El respeto recíproco que se deben las autoridades entre sí y el que los gobernados les deben a aquéllas, es algo que no depende de la normatividad, pero la condiciona de modo inexorable. En otras palabras,  no cabe imponerlo por la fuerza coercitiva que el Estado pone al servicio del ordenamiento jurídico, sino que surge de la confianza de las comunidades y el comportamiento decoroso de quienes ejercen las funciones públicas; pero si desaparece o se debilita, se produce un déficit de legitimidad, es decir, de la fuerza en que en últimas reside el poder de las instituciones.

La respetabilidad es una condición moral que va más allá de la juridicidad y sin la cual ésta no logra consolidarse ni mantenerse.

El activismo de la Corte Constitucional ya ha dado sus malos frutos y, no sin razón, acaba de denunciar Rafael Nieto Loaiza que, en virtud de fallos como el que recientemente pronunció sobre el aborto, vivimos hoy en medio de la arbitrariedad jurídica.
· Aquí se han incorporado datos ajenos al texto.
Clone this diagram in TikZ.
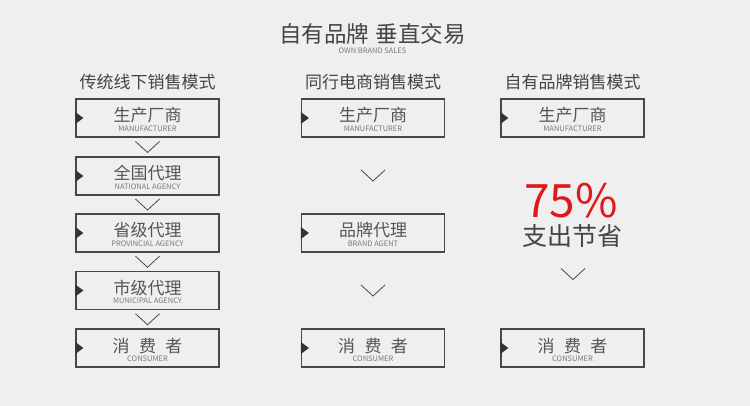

De la Corte Suprema de Justicia, ni qué decir. José Obdulio Gaviria afirma a rajatabla que configura un partido que le hizo oposición al gobierno de Uribe, y creo que los hechos no lo desmienten.

Acerca de la Fiscalía, me limitaré, por lo pronto, a señalar que, fuera de ser uno de los grandes fracasos de la Constitución de 1991, representa hoy un factor de zozobra para los derechos de la ciudadanía.

Ojalá que Santos haga caso a lo que le advirtió hace poco El Colombiano en un severo editorial, a saber: que en la elaboración de la terna para la elección de nuevo Fiscal piense en los altos intereses del Estado y no en componendas politiqueras como las que dieron lugar a la oscura elección de Vivian Morales.

A propósito de ello, el encargo que acaba de hacer la Corte Suprema de Justicia deja muchísimo que desear, pues no faltan los que piensan con buenas razones que la Fiscalía no sólo continuará bajo el control  del samperismo, sino también quedará bajo el del tristemente célebre Colectivo de Abogados que actúa dentro del esquema de la combinación de las formas de lucha que aspira a dar al traste con nuestro sistema de gobierno e imponernos una dictadura comunista.